Одним словом… и Господь Сердцеведец да замкнет смертию уста мои в сию минуту, если говорю Вам не истину… одним словом, восстановление Польши будет падением России, или сыновья наши обагрят своею кровию землю польскую и снова возьмут штурмом Прагу! Нет, Государь, никогда поляки не будут нам ни искренними братьями, ни верными союзниками. Теперь они слабы и ничтожны: слабые не любят сильных, а сильные презирают слабых; когда же усилите их, то они захотят независимости, и первым опытом ее будет отступление от России, конечно, не в Ваше царствование, но Вы, Государь, смотрите далее своего века, и если не бессмертны телом, то бессмертны славою! В делах государственных чувство и благодарность безмолвны; а независимость есть главный закон гражданских обществ. Литва, Волыния желают Королевства Польского, но мы желаем единой Империи Российской. Чей голос должен быть слышнее для Вашего сердца? Они, в случае войны, впрочем, ни мало не вероятной (ибо кому теперь восстать на Россию?), могут изменить нам: тогда накажем измену силою и правом: право всегда имеет особенную силу, а бунт, как беззаконие, отнимает ее. Поляки, законом утвержденные в достоинстве особенного, державного народа, для нас есть опаснее поляков-россиян.

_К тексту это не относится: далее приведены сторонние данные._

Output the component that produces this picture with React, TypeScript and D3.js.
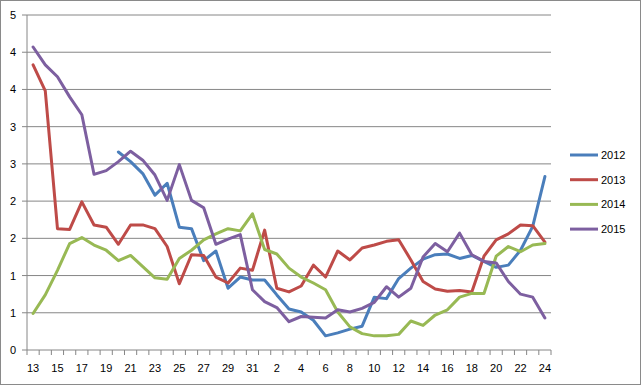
import * as d3 from "d3";

// x categories: day numbers, 13th-31st then 1st-24th
const days = [
  13, 14, 15, 16, 17, 18, 19, 20, 21, 22, 23, 24, 25, 26, 27, 28, 29, 30, 31,
  1, 2, 3, 4, 5, 6, 7, 8, 9, 10, 11, 12, 13, 14, 15, 16, 17, 18, 19, 20, 21, 22, 23, 24,
];

const s2012 = [
  null, null, null, null, null, null, null, 2.66, 2.53, 2.37, 2.08, 2.24, 1.65, 1.63, 1.2, 1.33, 0.83, 0.98, 0.94,
  0.94, 0.74, 0.55, 0.51, 0.4, 0.19, 0.23, 0.28, 0.32, 0.71, 0.69, 0.96, 1.1, 1.22, 1.28, 1.29, 1.23, 1.27, 1.19,
  1.11, 1.14, 1.34, 1.66, 2.33,
];
const s2013 = [
  3.83, 3.48, 1.63, 1.62, 1.99, 1.68, 1.65, 1.42, 1.68, 1.68, 1.63, 1.39, 0.89, 1.28, 1.27, 0.98, 0.9, 1.1, 1.07,
  1.61, 0.83, 0.78, 0.86, 1.14, 0.98, 1.33, 1.21, 1.37, 1.41, 1.46, 1.48, 1.21, 0.92, 0.82, 0.79, 0.8, 0.78, 1.26,
  1.48, 1.56, 1.68, 1.67, 1.45,
];
const s2014 = [
  0.49, 0.74, 1.07, 1.43, 1.51, 1.41, 1.34, 1.2, 1.27, 1.12, 0.97, 0.95, 1.23, 1.34, 1.48, 1.56, 1.63, 1.6, 1.83,
  1.35, 1.29, 1.1, 0.98, 0.9, 0.81, 0.51, 0.31, 0.22, 0.19, 0.19, 0.21, 0.39, 0.33, 0.47, 0.54, 0.71, 0.76, 0.76,
  1.26, 1.39, 1.32, 1.41, 1.43,
];
const s2015 = [
  4.07, 3.83, 3.67, 3.4, 3.16, 2.36, 2.41, 2.53, 2.67, 2.55, 2.35, 2.01, 2.49, 2.01, 1.91, 1.42, 1.49, 1.55, 0.81,
  0.65, 0.57, 0.38, 0.45, 0.44, 0.43, 0.54, 0.51, 0.56, 0.64, 0.85, 0.71, 0.83, 1.25, 1.43, 1.32, 1.57, 1.28, 1.19,
  1.17, 0.92, 0.75, 0.71, 0.43,
];

const seriesNames = ["2012", "2013", "2014", "2015"];
const seriesColors = ["#4a7ebb", "#be4b48", "#98b954", "#7d5fa0"];
const yTicks = [0, 0.5, 1, 1.5, 2, 2.5, 3, 3.5, 4, 4.5];
const yTickLabels = ["0", "1", "1", "2", "2", "3", "3", "4", "4", "5"];

const W = 641;
const H = 385;
const left = 27;
const right = 551;
const top = 15;
const bottom = 350;
const font = "'Liberation Sans', Arial, sans-serif";

export default function App() {
  const all = [s2012, s2013, s2014, s2015];
  const x = d3
    .scaleBand<number>()
    .domain(days.map((_, i) => i))
    .range([left, right]);
  const bw = x.bandwidth();
  const cx = (i: number) => (x(i) as number) + bw / 2;
  const y = d3.scaleLinear().domain([0, 4.5]).range([bottom, top]);

  const line = d3
    .line<number | null>()
    .defined((d) => d !== null)
    .x((_, i) => cx(i))
    .y((d) => y(d as number));

  const boundaries = days.map((_, i) => x(i) as number).concat([right]);

  return (
    <svg width={W} height={H} style={{ position: "absolute", left: 0, top: 0, background: "#fff" }}>
      <rect x={0.5} y={0.5} width={W - 1} height={H - 1} fill="#fff" stroke="#8a8a8a" />
      {/* gridlines */}
      {yTicks.map((t) =>
        t === 0 ? null : (
          <line key={t} x1={left - 5} x2={right} y1={y(t)} y2={y(t)} stroke="#868686" strokeWidth={1} />
        )
      )}
      {/* axes */}
      <line x1={left} x2={left} y1={top} y2={bottom} stroke="#868686" />
      <line x1={left - 5} x2={right} y1={bottom} y2={bottom} stroke="#868686" />
      {boundaries.map((b, i) => (
        <line key={i} x1={b} x2={b} y1={bottom} y2={bottom + 5} stroke="#868686" />
      ))}
      {yTicks.map((t, i) => (
        <text key={t} x={16} y={y(t) + 4} textAnchor="end" fontSize={11} fontFamily={font} fill="#000">
          {yTickLabels[i]}
        </text>
      ))}
      {days.map((d, i) =>
        i % 2 === 0 ? (
          <text key={i} x={cx(i)} y={372} textAnchor="middle" fontSize={11} fontFamily={font} fill="#000">
            {d}
          </text>
        ) : null
      )}
      {/* series */}
      {all.map((s, k) => (
        <path
          key={k}
          d={line(s) || ""}
          fill="none"
          stroke={seriesColors[k]}
          strokeWidth={3}
          strokeLinejoin="round"
          strokeLinecap="round"
        />
      ))}
      {/* legend */}
      {seriesNames.map((n, k) => {
        const ly = 155 + k * 24.7;
        return (
          <g key={n}>
            <line x1={570} x2={598} y1={ly} y2={ly} stroke={seriesColors[k]} strokeWidth={3} />
            <text x={601} y={ly + 4} fontSize={11} fontFamily={font} fill="#000">
              {n}
            </text>
          </g>
        );
      })}
    </svg>
  );
}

Государь! Бог дал Вам такую славу и такую державу, что Вам без неблагодарности, без греха христианского и без тщеславия, осуждаемого самою человеческою политикою, нельзя хотеть ничего более, кроме того, чтобы утвердить мир в Европе и благоустройство в России: первый бескорыстным, великодушным посредничеством; второе хорошими законами и еще лучшей управой. Вы уже приобрели имя Великого: приобретите имя Отца нашего! Пусть существует и даже благоденствует Королевство Польское, как оно есть ныне; но да существует, да благоденствует и Россия, как она есть и как оставлена Вам Екатериною!.. Екатерина любила Вас нежно, любила и наше отечество: ее тень здесь присутствует… умолкаю.